**EXERCISE DATA**
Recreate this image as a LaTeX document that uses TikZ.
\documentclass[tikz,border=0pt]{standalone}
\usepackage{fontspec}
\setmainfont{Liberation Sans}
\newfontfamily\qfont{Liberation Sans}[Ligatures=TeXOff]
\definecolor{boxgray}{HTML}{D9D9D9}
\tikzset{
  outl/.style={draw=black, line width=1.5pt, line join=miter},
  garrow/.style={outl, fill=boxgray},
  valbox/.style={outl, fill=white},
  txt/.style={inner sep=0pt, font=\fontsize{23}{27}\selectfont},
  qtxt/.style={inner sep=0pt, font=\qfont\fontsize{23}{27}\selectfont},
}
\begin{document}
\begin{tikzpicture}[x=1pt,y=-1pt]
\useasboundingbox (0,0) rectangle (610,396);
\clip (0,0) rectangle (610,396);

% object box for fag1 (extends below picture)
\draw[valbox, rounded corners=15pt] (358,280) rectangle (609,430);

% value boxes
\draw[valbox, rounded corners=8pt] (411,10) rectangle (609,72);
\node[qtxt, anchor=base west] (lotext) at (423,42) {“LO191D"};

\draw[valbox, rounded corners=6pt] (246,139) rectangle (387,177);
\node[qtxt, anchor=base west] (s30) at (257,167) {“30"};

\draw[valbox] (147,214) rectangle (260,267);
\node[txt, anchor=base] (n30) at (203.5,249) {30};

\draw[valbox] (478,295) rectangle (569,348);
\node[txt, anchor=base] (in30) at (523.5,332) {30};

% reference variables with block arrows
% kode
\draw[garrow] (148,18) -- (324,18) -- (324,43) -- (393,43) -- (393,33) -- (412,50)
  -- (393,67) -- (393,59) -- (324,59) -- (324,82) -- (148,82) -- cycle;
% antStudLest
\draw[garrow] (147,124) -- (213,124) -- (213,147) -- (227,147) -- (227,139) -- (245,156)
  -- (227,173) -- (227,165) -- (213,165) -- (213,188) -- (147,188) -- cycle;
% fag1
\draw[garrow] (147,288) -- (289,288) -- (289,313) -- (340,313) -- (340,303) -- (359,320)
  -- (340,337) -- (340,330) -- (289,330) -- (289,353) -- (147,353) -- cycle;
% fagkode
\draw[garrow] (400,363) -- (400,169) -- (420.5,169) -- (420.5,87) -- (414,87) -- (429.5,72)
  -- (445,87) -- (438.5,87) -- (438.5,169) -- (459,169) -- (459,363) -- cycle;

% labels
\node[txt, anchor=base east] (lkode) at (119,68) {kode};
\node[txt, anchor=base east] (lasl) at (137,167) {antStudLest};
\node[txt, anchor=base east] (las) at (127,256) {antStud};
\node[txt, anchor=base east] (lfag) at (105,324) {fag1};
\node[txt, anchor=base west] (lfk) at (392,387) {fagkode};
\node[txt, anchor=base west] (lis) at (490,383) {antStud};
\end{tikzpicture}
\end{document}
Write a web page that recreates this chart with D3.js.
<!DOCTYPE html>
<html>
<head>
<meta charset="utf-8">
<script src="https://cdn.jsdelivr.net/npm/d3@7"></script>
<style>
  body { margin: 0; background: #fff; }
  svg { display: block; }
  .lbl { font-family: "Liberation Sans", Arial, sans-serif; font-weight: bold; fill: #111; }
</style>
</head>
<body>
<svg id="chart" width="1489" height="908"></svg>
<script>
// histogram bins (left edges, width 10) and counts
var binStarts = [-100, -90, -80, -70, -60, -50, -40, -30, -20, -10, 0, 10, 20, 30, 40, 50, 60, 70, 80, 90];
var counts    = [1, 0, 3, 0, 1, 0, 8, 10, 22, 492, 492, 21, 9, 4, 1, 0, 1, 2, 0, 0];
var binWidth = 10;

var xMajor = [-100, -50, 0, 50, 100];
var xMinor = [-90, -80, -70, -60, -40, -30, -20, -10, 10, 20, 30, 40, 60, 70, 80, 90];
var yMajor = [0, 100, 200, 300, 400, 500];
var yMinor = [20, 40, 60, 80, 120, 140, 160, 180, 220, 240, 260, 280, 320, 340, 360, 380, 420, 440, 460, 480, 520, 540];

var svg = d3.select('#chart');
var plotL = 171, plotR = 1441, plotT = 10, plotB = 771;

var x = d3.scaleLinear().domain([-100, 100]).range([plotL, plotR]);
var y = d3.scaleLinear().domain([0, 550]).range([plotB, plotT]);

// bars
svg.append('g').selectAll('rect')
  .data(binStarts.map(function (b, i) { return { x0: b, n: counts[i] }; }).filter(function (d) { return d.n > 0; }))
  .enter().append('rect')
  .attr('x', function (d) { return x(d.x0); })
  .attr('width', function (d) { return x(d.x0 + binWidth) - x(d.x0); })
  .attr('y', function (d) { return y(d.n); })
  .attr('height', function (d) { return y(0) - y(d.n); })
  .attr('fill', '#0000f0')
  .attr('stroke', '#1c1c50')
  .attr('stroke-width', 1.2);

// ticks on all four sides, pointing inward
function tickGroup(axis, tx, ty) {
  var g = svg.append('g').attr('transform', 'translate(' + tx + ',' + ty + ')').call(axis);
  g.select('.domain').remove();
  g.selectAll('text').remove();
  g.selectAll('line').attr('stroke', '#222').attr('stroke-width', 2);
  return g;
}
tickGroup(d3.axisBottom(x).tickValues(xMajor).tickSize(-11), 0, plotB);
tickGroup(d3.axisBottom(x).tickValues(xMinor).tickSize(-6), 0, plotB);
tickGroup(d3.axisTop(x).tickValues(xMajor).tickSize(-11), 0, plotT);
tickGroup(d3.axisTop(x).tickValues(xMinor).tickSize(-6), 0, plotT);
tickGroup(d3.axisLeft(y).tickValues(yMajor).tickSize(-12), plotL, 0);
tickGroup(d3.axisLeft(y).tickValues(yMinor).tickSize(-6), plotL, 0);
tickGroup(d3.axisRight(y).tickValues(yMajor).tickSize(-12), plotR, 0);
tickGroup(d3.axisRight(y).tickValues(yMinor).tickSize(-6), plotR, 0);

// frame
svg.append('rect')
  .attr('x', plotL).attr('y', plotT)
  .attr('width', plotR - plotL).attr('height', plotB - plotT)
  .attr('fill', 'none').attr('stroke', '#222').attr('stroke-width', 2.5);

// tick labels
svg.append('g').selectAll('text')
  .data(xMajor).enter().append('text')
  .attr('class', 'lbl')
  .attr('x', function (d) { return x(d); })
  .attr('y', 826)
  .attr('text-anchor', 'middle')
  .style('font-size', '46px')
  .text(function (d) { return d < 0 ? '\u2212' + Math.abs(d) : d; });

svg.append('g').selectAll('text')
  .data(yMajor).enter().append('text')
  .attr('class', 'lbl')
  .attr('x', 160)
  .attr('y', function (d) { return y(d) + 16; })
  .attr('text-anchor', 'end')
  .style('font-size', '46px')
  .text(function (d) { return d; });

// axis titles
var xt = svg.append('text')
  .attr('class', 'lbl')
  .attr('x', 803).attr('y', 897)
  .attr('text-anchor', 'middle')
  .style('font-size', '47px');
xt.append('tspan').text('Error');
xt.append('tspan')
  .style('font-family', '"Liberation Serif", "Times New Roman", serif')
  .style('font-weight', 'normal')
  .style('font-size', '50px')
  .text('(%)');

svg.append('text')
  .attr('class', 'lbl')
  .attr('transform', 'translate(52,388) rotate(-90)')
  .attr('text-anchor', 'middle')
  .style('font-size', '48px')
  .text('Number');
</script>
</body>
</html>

**TASK OBJECTIVE**
From the data above, extract every line in its exact form.

**RESPONSE TO THIS TASK**
Recreate this image as a LaTeX document that uses TikZ.
\documentclass[tikz,border=0pt]{standalone}
\usepackage{fontspec}
\setmainfont{Liberation Sans}
\newfontfamily\qfont{Liberation Sans}[Ligatures=TeXOff]
\definecolor{boxgray}{HTML}{D9D9D9}
\tikzset{
  outl/.style={draw=black, line width=1.5pt, line join=miter},
  garrow/.style={outl, fill=boxgray},
  valbox/.style={outl, fill=white},
  txt/.style={inner sep=0pt, font=\fontsize{23}{27}\selectfont},
  qtxt/.style={inner sep=0pt, font=\qfont\fontsize{23}{27}\selectfont},
}
\begin{document}
\begin{tikzpicture}[x=1pt,y=-1pt]
\useasboundingbox (0,0) rectangle (610,396);
\clip (0,0) rectangle (610,396);

% object box for fag1 (extends below picture)
\draw[valbox, rounded corners=15pt] (358,280) rectangle (609,430);

% value boxes
\draw[valbox, rounded corners=8pt] (411,10) rectangle (609,72);
\node[qtxt, anchor=base west] (lotext) at (423,42) {“LO191D"};

\draw[valbox, rounded corners=6pt] (246,139) rectangle (387,177);
\node[qtxt, anchor=base west] (s30) at (257,167) {“30"};

\draw[valbox] (147,214) rectangle (260,267);
\node[txt, anchor=base] (n30) at (203.5,249) {30};

\draw[valbox] (478,295) rectangle (569,348);
\node[txt, anchor=base] (in30) at (523.5,332) {30};

% reference variables with block arrows
% kode
\draw[garrow] (148,18) -- (324,18) -- (324,43) -- (393,43) -- (393,33) -- (412,50)
  -- (393,67) -- (393,59) -- (324,59) -- (324,82) -- (148,82) -- cycle;
% antStudLest
\draw[garrow] (147,124) -- (213,124) -- (213,147) -- (227,147) -- (227,139) -- (245,156)
  -- (227,173) -- (227,165) -- (213,165) -- (213,188) -- (147,188) -- cycle;
% fag1
\draw[garrow] (147,288) -- (289,288) -- (289,313) -- (340,313) -- (340,303) -- (359,320)
  -- (340,337) -- (340,330) -- (289,330) -- (289,353) -- (147,353) -- cycle;
% fagkode
\draw[garrow] (400,363) -- (400,169) -- (420.5,169) -- (420.5,87) -- (414,87) -- (429.5,72)
  -- (445,87) -- (438.5,87) -- (438.5,169) -- (459,169) -- (459,363) -- cycle;

% labels
\node[txt, anchor=base east] (lkode) at (119,68) {kode};
\node[txt, anchor=base east] (lasl) at (137,167) {antStudLest};
\node[txt, anchor=base east] (las) at (127,256) {antStud};
\node[txt, anchor=base east] (lfag) at (105,324) {fag1};
\node[txt, anchor=base west] (lfk) at (392,387) {fagkode};
\node[txt, anchor=base west] (lis) at (490,383) {antStud};
\end{tikzpicture}
\end{document}
Write a web page that recreates this chart with D3.js.
<!DOCTYPE html>
<html>
<head>
<meta charset="utf-8">
<script src="https://cdn.jsdelivr.net/npm/d3@7"></script>
<style>
  body { margin: 0; background: #fff; }
  svg { display: block; }
  .lbl { font-family: "Liberation Sans", Arial, sans-serif; font-weight: bold; fill: #111; }
</style>
</head>
<body>
<svg id="chart" width="1489" height="908"></svg>
<script>
// histogram bins (left edges, width 10) and counts
var binStarts = [-100, -90, -80, -70, -60, -50, -40, -30, -20, -10, 0, 10, 20, 30, 40, 50, 60, 70, 80, 90];
var counts    = [1, 0, 3, 0, 1, 0, 8, 10, 22, 492, 492, 21, 9, 4, 1, 0, 1, 2, 0, 0];
var binWidth = 10;

var xMajor = [-100, -50, 0, 50, 100];
var xMinor = [-90, -80, -70, -60, -40, -30, -20, -10, 10, 20, 30, 40, 60, 70, 80, 90];
var yMajor = [0, 100, 200, 300, 400, 500];
var yMinor = [20, 40, 60, 80, 120, 140, 160, 180, 220, 240, 260, 280, 320, 340, 360, 380, 420, 440, 460, 480, 520, 540];

var svg = d3.select('#chart');
var plotL = 171, plotR = 1441, plotT = 10, plotB = 771;

var x = d3.scaleLinear().domain([-100, 100]).range([plotL, plotR]);
var y = d3.scaleLinear().domain([0, 550]).range([plotB, plotT]);

// bars
svg.append('g').selectAll('rect')
  .data(binStarts.map(function (b, i) { return { x0: b, n: counts[i] }; }).filter(function (d) { return d.n > 0; }))
  .enter().append('rect')
  .attr('x', function (d) { return x(d.x0); })
  .attr('width', function (d) { return x(d.x0 + binWidth) - x(d.x0); })
  .attr('y', function (d) { return y(d.n); })
  .attr('height', function (d) { return y(0) - y(d.n); })
  .attr('fill', '#0000f0')
  .attr('stroke', '#1c1c50')
  .attr('stroke-width', 1.2);

// ticks on all four sides, pointing inward
function tickGroup(axis, tx, ty) {
  var g = svg.append('g').attr('transform', 'translate(' + tx + ',' + ty + ')').call(axis);
  g.select('.domain').remove();
  g.selectAll('text').remove();
  g.selectAll('line').attr('stroke', '#222').attr('stroke-width', 2);
  return g;
}
tickGroup(d3.axisBottom(x).tickValues(xMajor).tickSize(-11), 0, plotB);
tickGroup(d3.axisBottom(x).tickValues(xMinor).tickSize(-6), 0, plotB);
tickGroup(d3.axisTop(x).tickValues(xMajor).tickSize(-11), 0, plotT);
tickGroup(d3.axisTop(x).tickValues(xMinor).tickSize(-6), 0, plotT);
tickGroup(d3.axisLeft(y).tickValues(yMajor).tickSize(-12), plotL, 0);
tickGroup(d3.axisLeft(y).tickValues(yMinor).tickSize(-6), plotL, 0);
tickGroup(d3.axisRight(y).tickValues(yMajor).tickSize(-12), plotR, 0);
tickGroup(d3.axisRight(y).tickValues(yMinor).tickSize(-6), plotR, 0);

// frame
svg.append('rect')
  .attr('x', plotL).attr('y', plotT)
  .attr('width', plotR - plotL).attr('height', plotB - plotT)
  .attr('fill', 'none').attr('stroke', '#222').attr('stroke-width', 2.5);

// tick labels
svg.append('g').selectAll('text')
  .data(xMajor).enter().append('text')
  .attr('class', 'lbl')
  .attr('x', function (d) { return x(d); })
  .attr('y', 826)
  .attr('text-anchor', 'middle')
  .style('font-size', '46px')
  .text(function (d) { return d < 0 ? '\u2212' + Math.abs(d) : d; });

svg.append('g').selectAll('text')
  .data(yMajor).enter().append('text')
  .attr('class', 'lbl')
  .attr('x', 160)
  .attr('y', function (d) { return y(d) + 16; })
  .attr('text-anchor', 'end')
  .style('font-size', '46px')
  .text(function (d) { return d; });

// axis titles
var xt = svg.append('text')
  .attr('class', 'lbl')
  .attr('x', 803).attr('y', 897)
  .attr('text-anchor', 'middle')
  .style('font-size', '47px');
xt.append('tspan').text('Error');
xt.append('tspan')
  .style('font-family', '"Liberation Serif", "Times New Roman", serif')
  .style('font-weight', 'normal')
  .style('font-size', '50px')
  .text('(%)');

svg.append('text')
  .attr('class', 'lbl')
  .attr('transform', 'translate(52,388) rotate(-90)')
  .attr('text-anchor', 'middle')
  .style('font-size', '48px')
  .text('Number');
</script>
</body>
</html>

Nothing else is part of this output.